WHAT TO DO
Reproduce the listing below character for character; drop every image.

DATA EXCERPT

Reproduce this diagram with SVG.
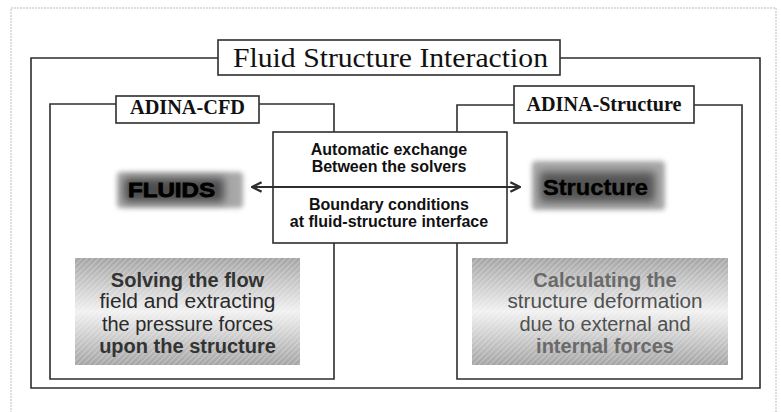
<svg xmlns="http://www.w3.org/2000/svg" width="781" height="412" viewBox="0 0 781 412">
<style>
.frame{fill:none;stroke:#2e2e2e;stroke-width:1.6}
.box{fill:#fff;stroke:#2e2e2e;stroke-width:1.6}
.serif{font-family:"Liberation Serif","Times New Roman",serif;fill:#111}
.sans{font-family:"Liberation Sans",Arial,sans-serif}
.ex{font-family:"Liberation Sans",Arial,sans-serif;font-weight:bold;font-size:16px;fill:#111;text-anchor:middle}
.desc{font-family:"Liberation Sans",Arial,sans-serif;font-size:20px;text-anchor:middle}
</style>
<defs>
<linearGradient id="band" x1="0" y1="0" x2="0" y2="1">
<stop offset="0" stop-color="#a5a5a5"/>
<stop offset="0.25" stop-color="#cbcbcb"/>
<stop offset="0.5" stop-color="#f1f1f1"/>
<stop offset="0.75" stop-color="#cbcbcb"/>
<stop offset="1" stop-color="#a5a5a5"/>
</linearGradient>
<pattern id="hatch" width="4" height="4" patternUnits="userSpaceOnUse" patternTransform="rotate(45)">
<rect width="4" height="4" fill="none"/>
<line x1="0" y1="0" x2="0" y2="4" stroke="#ffffff" stroke-width="1.2" stroke-opacity="0.5"/>
</pattern>
<filter id="soft" x="-20%" y="-40%" width="140%" height="180%">
<feGaussianBlur stdDeviation="2.5"/>
</filter>
<filter id="blur" x="-20%" y="-40%" width="140%" height="180%">
<feGaussianBlur stdDeviation="4"/>
</filter>
<marker id="arr" viewBox="0 0 10 10" refX="9" refY="5" markerWidth="6" markerHeight="6" orient="auto-start-reverse" markerUnits="strokeWidth">
<path d="M1,1 L9,5 L1,9" fill="none" stroke="#2e2e2e" stroke-width="2"/>
</marker>
</defs>
<rect width="781" height="412" fill="#fff"/>
<rect x="11" y="8" width="765" height="420" fill="none" stroke="#bdbdbd" stroke-width="1" stroke-dasharray="2 1"/>

<g id="fsi-frame">
<path class="frame" d="M218,58 H31 V388 H760 V58 H560"/>
<rect class="box" x="218" y="40" width="342" height="35"/>
<text class="serif" x="233" y="67" font-size="28" textLength="315" lengthAdjust="spacingAndGlyphs">Fluid Structure Interaction</text>
</g>

<g id="cfd-frame">
<path class="frame" d="M116,104 H50 V379 H334 V243 M334,132 V104 H259"/>
<rect class="box" x="116" y="96" width="143" height="27"/>
<text class="serif" x="187.5" y="114" font-size="20" font-weight="bold" text-anchor="middle" textLength="115" lengthAdjust="spacingAndGlyphs">ADINA-CFD</text>
</g>

<g id="structure-frame">
<path class="frame" d="M514,105 H457 V132 M457,243 V379 H742 V105 H694"/>
<rect class="box" x="514" y="86" width="180" height="37"/>
<text class="serif" x="604" y="111" font-size="20" font-weight="bold" text-anchor="middle" textLength="155" lengthAdjust="spacingAndGlyphs">ADINA-Structure</text>
</g>

<g id="exchange">
<rect class="box" x="273" y="132" width="234" height="111"/>
<text class="ex" x="389" y="155">Automatic exchange</text>
<text class="ex" x="389" y="172">Between the solvers</text>
<text class="ex" x="389" y="210">Boundary conditions</text>
<text class="ex" x="389" y="227">at fluid-structure interface</text>
</g>

<g id="fluids">
<rect x="117" y="172" width="126" height="36" rx="4" fill="#a8a8a8" filter="url(#soft)"/>
<rect x="124" y="178" width="100" height="24" fill="#4e4e4e" filter="url(#blur)"/>
<text class="sans" x="128" y="197" font-size="21" font-weight="900" fill="#000" stroke="#000" stroke-width="0.8" textLength="87" lengthAdjust="spacingAndGlyphs">FLUIDS</text>
</g>

<g id="structure">
<rect x="532" y="161" width="133" height="49" rx="4" fill="#a8a8a8" filter="url(#soft)"/>
<rect x="540" y="172" width="115" height="30" fill="#545454" filter="url(#blur)"/>
<text class="sans" x="543" y="195" font-size="22" font-weight="bold" fill="#000" stroke="#000" stroke-width="0.4" textLength="105" lengthAdjust="spacingAndGlyphs">Structure</text>
</g>

<g id="fluid-task">
<rect x="75" y="258" width="225" height="107" fill="url(#band)"/>
<rect x="75" y="258" width="225" height="107" fill="url(#hatch)"/>
<text class="desc" x="187.5" y="287" font-weight="bold" fill="#333">Solving the flow</text>
<text class="desc" x="187.5" y="308" fill="#2a2a2a" textLength="176" lengthAdjust="spacingAndGlyphs">field and extracting</text>
<text class="desc" x="187.5" y="331" fill="#2a2a2a">the pressure forces</text>
<text class="desc" x="187.5" y="353" font-weight="bold" fill="#333">upon the structure</text>
</g>

<g id="structure-task">
<rect x="472" y="258" width="256" height="107" fill="url(#band)"/>
<rect x="472" y="258" width="256" height="107" fill="url(#hatch)"/>
<text class="desc" x="605" y="287" font-weight="bold" fill="#6a6a6a">Calculating the</text>
<text class="desc" x="605" y="308" fill="#505050" textLength="195" lengthAdjust="spacingAndGlyphs">structure deformation</text>
<text class="desc" x="605" y="331" fill="#505050">due to external and</text>
<text class="desc" x="605" y="353" font-weight="bold" fill="#6a6a6a">internal forces</text>
</g>

<g id="connectors">
<line x1="252" y1="187" x2="520" y2="187" stroke="#2e2e2e" stroke-width="2" marker-start="url(#arr)" marker-end="url(#arr)"/>
</g>
</svg>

THE OUTPUT
Reproduce this diagram with SVG.
<svg xmlns="http://www.w3.org/2000/svg" width="781" height="412" viewBox="0 0 781 412">
<style>
.frame{fill:none;stroke:#2e2e2e;stroke-width:1.6}
.box{fill:#fff;stroke:#2e2e2e;stroke-width:1.6}
.serif{font-family:"Liberation Serif","Times New Roman",serif;fill:#111}
.sans{font-family:"Liberation Sans",Arial,sans-serif}
.ex{font-family:"Liberation Sans",Arial,sans-serif;font-weight:bold;font-size:16px;fill:#111;text-anchor:middle}
.desc{font-family:"Liberation Sans",Arial,sans-serif;font-size:20px;text-anchor:middle}
</style>
<defs>
<linearGradient id="band" x1="0" y1="0" x2="0" y2="1">
<stop offset="0" stop-color="#a5a5a5"/>
<stop offset="0.25" stop-color="#cbcbcb"/>
<stop offset="0.5" stop-color="#f1f1f1"/>
<stop offset="0.75" stop-color="#cbcbcb"/>
<stop offset="1" stop-color="#a5a5a5"/>
</linearGradient>
<pattern id="hatch" width="4" height="4" patternUnits="userSpaceOnUse" patternTransform="rotate(45)">
<rect width="4" height="4" fill="none"/>
<line x1="0" y1="0" x2="0" y2="4" stroke="#ffffff" stroke-width="1.2" stroke-opacity="0.5"/>
</pattern>
<filter id="soft" x="-20%" y="-40%" width="140%" height="180%">
<feGaussianBlur stdDeviation="2.5"/>
</filter>
<filter id="blur" x="-20%" y="-40%" width="140%" height="180%">
<feGaussianBlur stdDeviation="4"/>
</filter>
<marker id="arr" viewBox="0 0 10 10" refX="9" refY="5" markerWidth="6" markerHeight="6" orient="auto-start-reverse" markerUnits="strokeWidth">
<path d="M1,1 L9,5 L1,9" fill="none" stroke="#2e2e2e" stroke-width="2"/>
</marker>
</defs>
<rect width="781" height="412" fill="#fff"/>
<rect x="11" y="8" width="765" height="420" fill="none" stroke="#bdbdbd" stroke-width="1" stroke-dasharray="2 1"/>

<g id="fsi-frame">
<path class="frame" d="M218,58 H31 V388 H760 V58 H560"/>
<rect class="box" x="218" y="40" width="342" height="35"/>
<text class="serif" x="233" y="67" font-size="28" textLength="315" lengthAdjust="spacingAndGlyphs">Fluid Structure Interaction</text>
</g>

<g id="cfd-frame">
<path class="frame" d="M116,104 H50 V379 H334 V243 M334,132 V104 H259"/>
<rect class="box" x="116" y="96" width="143" height="27"/>
<text class="serif" x="187.5" y="114" font-size="20" font-weight="bold" text-anchor="middle" textLength="115" lengthAdjust="spacingAndGlyphs">ADINA-CFD</text>
</g>

<g id="structure-frame">
<path class="frame" d="M514,105 H457 V132 M457,243 V379 H742 V105 H694"/>
<rect class="box" x="514" y="86" width="180" height="37"/>
<text class="serif" x="604" y="111" font-size="20" font-weight="bold" text-anchor="middle" textLength="155" lengthAdjust="spacingAndGlyphs">ADINA-Structure</text>
</g>

<g id="exchange">
<rect class="box" x="273" y="132" width="234" height="111"/>
<text class="ex" x="389" y="155">Automatic exchange</text>
<text class="ex" x="389" y="172">Between the solvers</text>
<text class="ex" x="389" y="210">Boundary conditions</text>
<text class="ex" x="389" y="227">at fluid-structure interface</text>
</g>

<g id="fluids">
<rect x="117" y="172" width="126" height="36" rx="4" fill="#a8a8a8" filter="url(#soft)"/>
<rect x="124" y="178" width="100" height="24" fill="#4e4e4e" filter="url(#blur)"/>
<text class="sans" x="128" y="197" font-size="21" font-weight="900" fill="#000" stroke="#000" stroke-width="0.8" textLength="87" lengthAdjust="spacingAndGlyphs">FLUIDS</text>
</g>

<g id="structure">
<rect x="532" y="161" width="133" height="49" rx="4" fill="#a8a8a8" filter="url(#soft)"/>
<rect x="540" y="172" width="115" height="30" fill="#545454" filter="url(#blur)"/>
<text class="sans" x="543" y="195" font-size="22" font-weight="bold" fill="#000" stroke="#000" stroke-width="0.4" textLength="105" lengthAdjust="spacingAndGlyphs">Structure</text>
</g>

<g id="fluid-task">
<rect x="75" y="258" width="225" height="107" fill="url(#band)"/>
<rect x="75" y="258" width="225" height="107" fill="url(#hatch)"/>
<text class="desc" x="187.5" y="287" font-weight="bold" fill="#333">Solving the flow</text>
<text class="desc" x="187.5" y="308" fill="#2a2a2a" textLength="176" lengthAdjust="spacingAndGlyphs">field and extracting</text>
<text class="desc" x="187.5" y="331" fill="#2a2a2a">the pressure forces</text>
<text class="desc" x="187.5" y="353" font-weight="bold" fill="#333">upon the structure</text>
</g>

<g id="structure-task">
<rect x="472" y="258" width="256" height="107" fill="url(#band)"/>
<rect x="472" y="258" width="256" height="107" fill="url(#hatch)"/>
<text class="desc" x="605" y="287" font-weight="bold" fill="#6a6a6a">Calculating the</text>
<text class="desc" x="605" y="308" fill="#505050" textLength="195" lengthAdjust="spacingAndGlyphs">structure deformation</text>
<text class="desc" x="605" y="331" fill="#505050">due to external and</text>
<text class="desc" x="605" y="353" font-weight="bold" fill="#6a6a6a">internal forces</text>
</g>

<g id="connectors">
<line x1="252" y1="187" x2="520" y2="187" stroke="#2e2e2e" stroke-width="2" marker-start="url(#arr)" marker-end="url(#arr)"/>
</g>
</svg>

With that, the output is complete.